The conquest of York was almost absurdly easy. Unlike his struggle to keep power in Norway, Erik's seizure of power in Northumbria was welcomed. Here was a man who understood Viking culture, spoke their language, and promised to defend their independence against both English and Scottish encroachment. For a brief, shining moment, it looked like Erik had pulled off the impossible: losing one kingdom only to gain another.

From his new throne in York, Erik ruled over one of the richest regions in Britain. Northumbria controlled crucial trade routes between Scandinavia and Ireland, its capital city was a bustling commercial hub, and its fertile lands could support the kind of warrior aristocracy that formed the backbone of Viking power. For nearly five years, Erik Bloodaxe was a king again—and by most accounts, a successful one.

The Betrayal at Stainmore

But Erik's past had a way of catching up with him. His success in Northumbria had attracted the attention of powerful enemies, and in 954 AD, those enemies decided to act. What happened next was a betrayal so complete, so unexpected, that it shocked even the violence-hardened Vikings.

The details are frustratingly sparse—medieval chroniclers were often more interested in moral lessons than investigative journalism—but the broad outline is clear. Erik was lured to Stainmore, a remote pass through the Pennine Mountains that marked the border between Northumbria and the southern English kingdoms. Whether he was meeting with supposed allies, chasing raiders, or responding to some other call to action, we'll never know. What we do know is that he walked into a trap.

At Stainmore, Erik Bloodaxe—the man who had killed his way to one throne and conquered his way to another—was murdered by men he had trusted. Some sources suggest the assassins were Northumbrian nobles who had been bought by his enemies. Others point to agents of the southern English kingdoms, who saw Erik as an obstacle to their plans for expansion. The most intriguing possibility is that Harald Greycloak, not content with merely stealing Norway, had reached across the North Sea to eliminate his brother permanently.

The king who had survived family warfare, political exile, and the conquest of a foreign kingdom died far from home, betrayed by allies, his body left for ravens in a desolate mountain pass. With Erik's death, the last independent Viking kingdom in England collapsed virtually overnight. Northumbria was absorbed into the growing English realm, and the age of Viking kings in Britain effectively ended.
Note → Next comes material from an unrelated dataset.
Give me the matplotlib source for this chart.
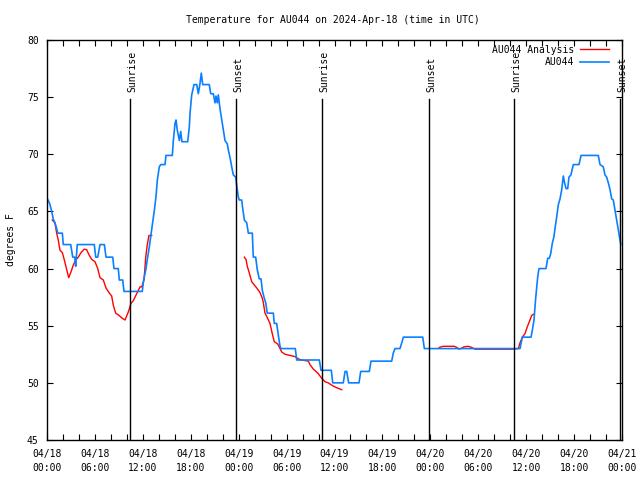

The Price of Power Without Trust

Erik Bloodaxe's spectacular rise and fall offers a lesson that resonates far beyond the medieval world: power gained through betrayal is ultimately fragile, because it teaches everyone around you that betrayal is an acceptable tool. When Erik murdered his brothers to secure Norway, he sent a clear message about how politics worked in his world. When the Norwegian nobles abandoned him for Harald Greycloak, they were simply applying the same ruthless pragmatism he had demonstrated.

Perhaps more importantly, Erik's story reveals the fatal flaw in treating kingdoms like possessions to be won and lost. His approach to ruling—seeing subjects as resources to exploit rather than people to serve—worked in the short term but created no lasting loyalty. The Northumbrians welcomed him as a liberator but ultimately saw him as just another foreign king whose death might bring them advantage.

In our modern world of corporate takeovers, political upheavals, and rapidly shifting alliances, Erik Bloodaxe's tale serves as a brutal reminder that sustainable power requires more than force and cunning. It demands the one thing Erik never learned to build: genuine trust. The Viking king who lost two kingdoms in five years didn't fail because he lacked ambition, intelligence, or military skill. He failed because he never understood that a throne without loyalty is just an expensive chair—and eventually, someone will always be willing to knock you out of it.

The next time you see a powerful leader fall from grace, remember Erik Bloodaxe, lying dead in a mountain pass, betrayed by allies he had never learned to truly trust. Some lessons, it seems, are written in blood across the centuries.